> _EXERCISE_:
Answer with one number: the count of lines in this material that hold the word "React".

> _GIVEN INFORMATION_:

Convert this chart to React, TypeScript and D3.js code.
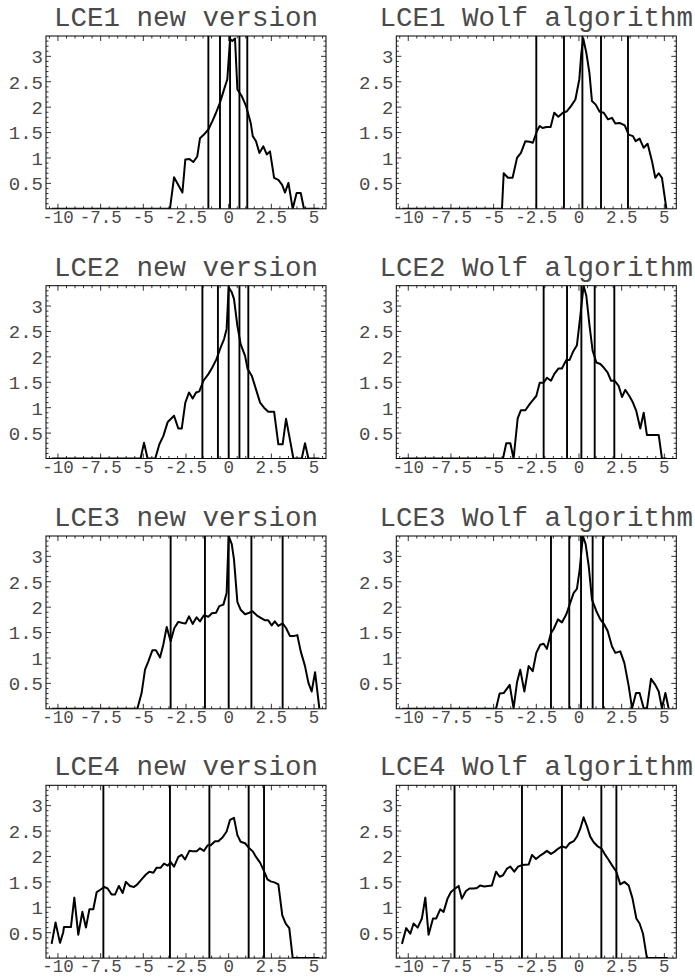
import React from "react";
import * as d3 from "d3";

// ---------- data ----------
const xTicks = [-10, -7.5, -5, -2.5, 0, 2.5, 5];
const xTickLabels = ["-10", "-7.5", "-5", "-2.5", "0", "2.5", "5"];
const yTicks = [0.5, 1, 1.5, 2, 2.5, 3];
const yTickLabels = ["0.5", "1", "1.5", "2", "2.5", "3"];

const titles = [
  "LCE1 new version", "LCE1 Wolf algorithm",
  "LCE2 new version", "LCE2 Wolf algorithm",
  "LCE3 new version", "LCE3 Wolf algorithm",
  "LCE4 new version", "LCE4 Wolf algorithm",
];

const lce1New: [number, number][] = [
  [-10.37, 0], [-3.44, 0], [-3.2, 0.62], [-2.71, 0.32], [-2.54, 0.97], [-2.3, 0.98], [-2.07, 0.92],
  [-1.84, 1.03], [-1.68, 1.39], [-1.45, 1.46], [-1.19, 1.56], [-0.96, 1.72], [-0.74, 1.89], [-0.51, 2.09],
  [-0.27, 2.35], [-0.08, 2.55], [0.08, 3.34], [0.21, 3.3], [0.37, 3.35], [0.51, 2.35], [0.76, 2.22],
  [1.02, 2.02], [1.29, 1.69], [1.41, 1.43], [1.6, 1.33], [1.8, 1.1], [2.03, 1.23], [2.23, 1.07],
  [2.42, 1.13], [2.66, 0.61], [2.91, 0.57], [3.13, 0.47], [3.3, 0.32], [3.5, 0.51], [3.75, 0],
  [3.98, 0.31], [4.22, 0.31], [4.41, 0], [5.31, 0],
];
const lce1NewLines = [-1.19, -0.51, 0.08, 0.63, 1.09];

const lce1Wolf: [number, number][] = [
  [-10.37, 0], [-4.51, 0], [-4.41, 0.7], [-4.16, 0.61], [-3.89, 0.61], [-3.63, 1.0], [-3.4, 1.1],
  [-3.14, 1.33], [-2.89, 1.32], [-2.7, 1.3], [-2.46, 1.53], [-2.3, 1.63], [-2.13, 1.59], [-1.91, 1.61],
  [-1.66, 1.61], [-1.45, 1.89], [-1.21, 1.81], [-0.94, 1.89], [-0.7, 1.92], [-0.47, 2.02], [-0.21, 2.15],
  [0.02, 2.55], [0.14, 3.07], [0.25, 3.35], [0.43, 3.07], [0.61, 2.68], [0.76, 2.12], [0.98, 2.05],
  [1.21, 1.91], [1.45, 1.89], [1.7, 1.76], [1.93, 1.79], [2.13, 1.68], [2.38, 1.69], [2.68, 1.64],
  [2.91, 1.46], [3.16, 1.43], [3.32, 1.33], [3.55, 1.38], [3.79, 1.2], [4.02, 1.28], [4.28, 0.93],
  [4.47, 0.61], [4.67, 0.7], [4.86, 0.61], [5.12, 0],
];
const lce1WolfLines = [-2.5, -0.88, 0.2, 1.29, 2.87];

const lce2New: [number, number][] = [
  [-10.37, 0], [-5.16, 0], [-4.96, 0.31], [-4.75, 0], [-4.3, 0], [-4.06, 0.28], [-3.83, 0.44],
  [-3.57, 0.72], [-3.2, 0.84], [-2.95, 0.59], [-2.75, 0.59], [-2.54, 1.1], [-2.32, 1.3], [-2.11, 1.18],
  [-1.91, 1.3], [-1.72, 1.32], [-1.48, 1.53], [-1.19, 1.66], [-0.96, 1.79], [-0.72, 1.95], [-0.51, 2.15],
  [-0.27, 2.35], [-0.12, 2.55], [0, 3.37], [0.18, 3.27], [0.31, 3.14], [0.51, 2.61], [0.7, 2.25],
  [0.96, 2.02], [1.11, 1.76], [1.35, 1.63], [1.6, 1.36], [1.84, 1.1], [2.07, 1.0], [2.32, 0.92],
  [2.66, 0.92], [2.91, 0.28], [3.16, 0.28], [3.36, 0.78], [3.55, 0.44], [3.79, 0], [4.28, 0],
  [4.47, 0.3], [4.67, 0], [5.31, 0],
];
const lce2NewLines = [-1.54, -0.63, 0.0, 0.63, 1.15];

const lce2Wolf: [number, number][] = [
  [-10.37, 0], [-4.45, 0], [-4.26, 0.3], [-4.02, 0.3], [-3.83, 0], [-3.59, 0.79], [-3.4, 0.95],
  [-3.14, 0.95], [-2.89, 1.07], [-2.7, 1.15], [-2.5, 1.23], [-2.3, 1.49], [-2.07, 1.49], [-1.88, 1.59],
  [-1.64, 1.53], [-1.45, 1.66], [-1.21, 1.77], [-1.0, 1.77], [-0.74, 1.94], [-0.55, 1.94], [-0.35, 2.1],
  [-0.12, 2.23], [0.08, 2.81], [0.27, 3.4], [0.43, 3.2], [0.62, 2.61], [0.8, 2.12], [1.02, 1.89],
  [1.25, 1.86], [1.45, 1.79], [1.68, 1.69], [1.88, 1.53], [2.09, 1.53], [2.32, 1.43], [2.52, 1.21],
  [2.71, 1.35], [2.95, 1.23], [3.16, 1.1], [3.36, 0.93], [3.59, 0.59], [3.79, 0.9], [3.98, 0.46],
  [4.22, 0.46], [4.67, 0.46], [4.86, 0], [5.12, 0],
];
const lce2WolfLines = [-2.07, -0.7, 0.14, 0.92, 2.07];

const lce3New: [number, number][] = [
  [-10.37, 0], [-5.35, 0], [-5.1, 0.31], [-4.9, 0.77], [-4.71, 0.93], [-4.47, 1.15], [-4.26, 1.15],
  [-4.02, 1.01], [-3.83, 1.26], [-3.63, 1.61], [-3.4, 1.33], [-3.18, 1.59], [-2.95, 1.71], [-2.7, 1.69],
  [-2.52, 1.68], [-2.32, 1.82], [-2.11, 1.67], [-1.88, 1.8], [-1.68, 1.72], [-1.45, 1.84], [-1.19, 1.81],
  [-0.98, 1.88], [-0.74, 1.89], [-0.55, 2.02], [-0.31, 2.05], [-0.12, 2.28], [0.0, 3.4], [0.18, 3.24],
  [0.31, 2.94], [0.51, 2.1], [0.7, 1.95], [0.96, 1.86], [1.21, 1.89], [1.39, 1.92], [1.64, 1.84],
  [1.88, 1.79], [2.13, 1.74], [2.32, 1.74], [2.52, 1.64], [2.7, 1.72], [2.91, 1.63], [3.16, 1.68],
  [3.36, 1.59], [3.59, 1.43], [3.79, 1.43], [4.02, 1.45], [4.22, 1.13], [4.47, 0.84], [4.67, 0.51],
  [4.86, 0.34], [5.06, 0.72], [5.31, 0.01],
];
const lce3NewLines = [-3.4, -1.39, 0.0, 1.33, 3.16];

const lce3Wolf: [number, number][] = [
  [-10.37, 0], [-4.86, 0], [-4.65, 0.3], [-4.41, 0.31], [-4.06, 0.47], [-3.83, 0.01], [-3.63, 0.52],
  [-3.44, 0.77], [-3.2, 0.34], [-2.95, 0.84], [-2.71, 0.74], [-2.5, 1.1], [-2.27, 1.26], [-2.07, 1.28],
  [-1.88, 1.18], [-1.64, 1.49], [-1.48, 1.57], [-1.23, 1.76], [-1.0, 1.7], [-0.74, 1.86], [-0.55, 2.05],
  [-0.31, 2.28], [-0.12, 2.36], [0.04, 2.74], [0.23, 3.4], [0.39, 3.24], [0.57, 2.81], [0.76, 2.15],
  [1.02, 1.92], [1.25, 1.76], [1.48, 1.66], [1.68, 1.53], [1.93, 1.23], [2.13, 1.1], [2.42, 1.13],
  [2.66, 0.9], [2.91, 0.45], [3.11, 0.01], [3.34, 0.31], [3.55, 0.31], [3.79, 0.01], [3.98, 0.01],
  [4.22, 0.59], [4.47, 0.47], [4.67, 0.34], [4.86, 0.01], [5.06, 0.31], [5.25, 0.01],
];
const lce3WolfLines = [-1.64, -0.57, 0.12, 0.8, 1.41];

const lce4New: [number, number][] = [
  [-10.37, 0.28], [-10.14, 0.7], [-9.88, 0.3], [-9.69, 0.51], [-9.65, 0.61], [-9.39, 0.61], [-9.24, 0.61],
  [-9.04, 1.19], [-8.81, 0.46], [-8.57, 0.91], [-8.36, 0.6], [-8.16, 0.96], [-7.93, 0.96], [-7.73, 1.3],
  [-7.54, 1.34], [-7.29, 1.4], [-7.09, 1.37], [-6.86, 1.25], [-6.66, 1.25], [-6.43, 1.42], [-6.21, 1.28],
  [-6.02, 1.5], [-5.78, 1.42], [-5.55, 1.4], [-5.35, 1.45], [-5.1, 1.55], [-4.86, 1.64], [-4.65, 1.7],
  [-4.41, 1.68], [-4.22, 1.78], [-3.98, 1.78], [-3.79, 1.86], [-3.57, 1.82], [-3.4, 1.89], [-3.2, 1.8],
  [-2.95, 1.99], [-2.75, 2.03], [-2.56, 1.94], [-2.3, 2.11], [-2.07, 2.1], [-1.88, 2.1], [-1.68, 2.16],
  [-1.45, 2.11], [-1.23, 2.22], [-1.05, 2.22], [-0.8, 2.3], [-0.61, 2.3], [-0.35, 2.38], [-0.12, 2.49],
  [0.08, 2.72], [0.31, 2.76], [0.51, 2.42], [0.7, 2.29], [0.96, 2.26], [1.21, 2.16], [1.41, 2.1],
  [1.6, 1.99], [1.84, 1.88], [2.07, 1.71], [2.27, 1.55], [2.46, 1.51], [2.68, 1.49], [2.91, 1.45],
  [3.14, 0.84], [3.34, 0.68], [3.55, 0.59], [3.75, 0], [5.31, 0],
];
const lce4NewLines = [-7.34, -3.44, -1.13, 1.17, 2.07];

const lce4Wolf: [number, number][] = [
  [-10.37, 0.28], [-10.12, 0.59], [-9.88, 0.48], [-9.69, 0.68], [-9.45, 0.6], [-9.2, 0.78], [-9.0, 1.19],
  [-8.81, 0.46], [-8.55, 0.78], [-8.36, 0.78], [-8.13, 0.96], [-7.93, 0.91], [-7.7, 1.17], [-7.5, 1.3],
  [-7.29, 1.36], [-7.05, 1.42], [-6.86, 1.17], [-6.62, 1.32], [-6.41, 1.37], [-6.17, 1.37], [-5.98, 1.38],
  [-5.78, 1.43], [-5.55, 1.41], [-5.33, 1.42], [-5.1, 1.43], [-4.86, 1.7], [-4.65, 1.6], [-4.45, 1.63],
  [-4.22, 1.76], [-4.02, 1.8], [-3.79, 1.7], [-3.57, 1.8], [-3.34, 1.83], [-2.95, 1.84], [-2.75, 2.03],
  [-2.52, 1.95], [-2.3, 2.01], [-2.07, 2.06], [-1.88, 2.11], [-1.64, 2.05], [-1.45, 2.09], [-1.19, 2.16],
  [-1.0, 2.2], [-0.76, 2.17], [-0.55, 2.26], [-0.31, 2.3], [-0.12, 2.39], [0.08, 2.55], [0.27, 2.77],
  [0.47, 2.59], [0.66, 2.39], [0.86, 2.28], [1.09, 2.2], [1.31, 2.16], [1.54, 2.03], [1.74, 1.93],
  [1.93, 1.83], [2.19, 1.7], [2.42, 1.45], [2.66, 1.5], [2.91, 1.43], [3.13, 1.18], [3.36, 0.78],
  [3.55, 0.68], [3.75, 0.48], [3.98, 0], [5.2, 0],
];
const lce4WolfLines = [-7.29, -3.34, -1.0, 1.31, 2.19];

const curves = [lce1New, lce1Wolf, lce2New, lce2Wolf, lce3New, lce3Wolf, lce4New, lce4Wolf];
const vlines = [
  lce1NewLines, lce1WolfLines, lce2NewLines, lce2WolfLines,
  lce3NewLines, lce3WolfLines, lce4NewLines, lce4WolfLines,
];

// ---------- layout ----------
const W = 695;
const H = 977;
const colLeft = [46, 396.3];
const rowTop = [36, 285.7, 536, 785.3];
const PW = 280;
const PH = 172.8;
const FONT = "'Liberation Mono', 'DejaVu Sans Mono', monospace";
const TEXT = "#4a4a4a";

const xMinor = d3.range(-10.5, 5.51, 0.5);
const yMinor = d3.range(0.1, 3.4, 0.1);

function Panel({ idx }: { idx: number }) {
  const col = idx % 2;
  const row = Math.floor(idx / 2);
  const left = colLeft[col];
  const top = rowTop[row];
  const x = d3.scaleLinear().domain([-10.7, 5.7]).range([left, left + PW]);
  const y = d3.scaleLinear().domain([0, 3.4]).range([top + PH, top]);
  const line = d3
    .line<[number, number]>()
    .x((d) => x(d[0]))
    .y((d) => y(d[1]));
  const clipId = `clip${idx}`;
  const bottom = top + PH;
  const right = left + PW;
  const isMajorX = (v: number) => xTicks.some((t) => Math.abs(t - v) < 1e-6);
  const isMajorY = (v: number) => yTicks.some((t) => Math.abs(t - v) < 1e-6);
  return (
    <g>
      <defs>
        <clipPath id={clipId}>
          <rect x={left} y={top} width={PW} height={PH} />
        </clipPath>
      </defs>
      <text
        x={left + PW / 2}
        y={top - 10}
        textAnchor="middle"
        fontFamily={FONT}
        fontSize={27.5}
        fill={TEXT}
      >
        {titles[idx]}
      </text>
      <g clipPath={`url(#${clipId})`}>
        {vlines[idx].map((v, i) => (
          <line key={i} x1={x(v)} x2={x(v)} y1={top} y2={bottom} stroke="#000" strokeWidth={1.9} />
        ))}
        <path d={line(curves[idx]) || ""} fill="none" stroke="#000" strokeWidth={2} strokeLinejoin="round" />
      </g>
      {xMinor.map((v, i) => {
        const len = isMajorX(v) ? 5 : 2.5;
        const px = x(v);
        if (px < left || px > right) return null;
        return (
          <g key={"xt" + i}>
            <line x1={px} x2={px} y1={bottom} y2={bottom - len} stroke="#000" strokeWidth={0.8} />
            <line x1={px} x2={px} y1={top} y2={top + len} stroke="#000" strokeWidth={0.8} />
          </g>
        );
      })}
      {yMinor.map((v, i) => {
        const len = isMajorY(Math.round(v * 10) / 10) ? 5 : 2.5;
        const py = y(v);
        return (
          <g key={"yt" + i}>
            <line x1={left} x2={left + len} y1={py} y2={py} stroke="#000" strokeWidth={0.8} />
            <line x1={right} x2={right - len} y1={py} y2={py} stroke="#000" strokeWidth={0.8} />
          </g>
        );
      })}
      <rect x={left} y={top} width={PW} height={PH} fill="none" stroke="#000" strokeWidth={1} />
      {xTicks.map((t, i) => (
        <text
          key={"xl" + i}
          x={x(t)}
          y={bottom + 14}
          textAnchor="middle"
          fontFamily={FONT}
          fontSize={17.5}
          fill={TEXT}
        >
          {xTickLabels[i]}
        </text>
      ))}
      {yTicks.map((t, i) => (
        <text
          key={"yl" + i}
          x={left - 3}
          y={y(t)}
          dy="0.36em"
          textAnchor="end"
          fontFamily={FONT}
          fontSize={19}
          fill={TEXT}
        >
          {yTickLabels[i]}
        </text>
      ))}
    </g>
  );
}

export default function App() {
  return (
    <svg
      width={W}
      height={H}
      viewBox={`0 0 ${W} ${H}`}
      style={{ position: "absolute", left: 0, top: 0, background: "#fff", display: "block" }}
    >
      <rect width={W} height={H} fill="#fff" />
      {titles.map((_, i) => (
        <Panel key={i} idx={i} />
      ))}
    </svg>
  );
}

> _TASK ANSWER_:
2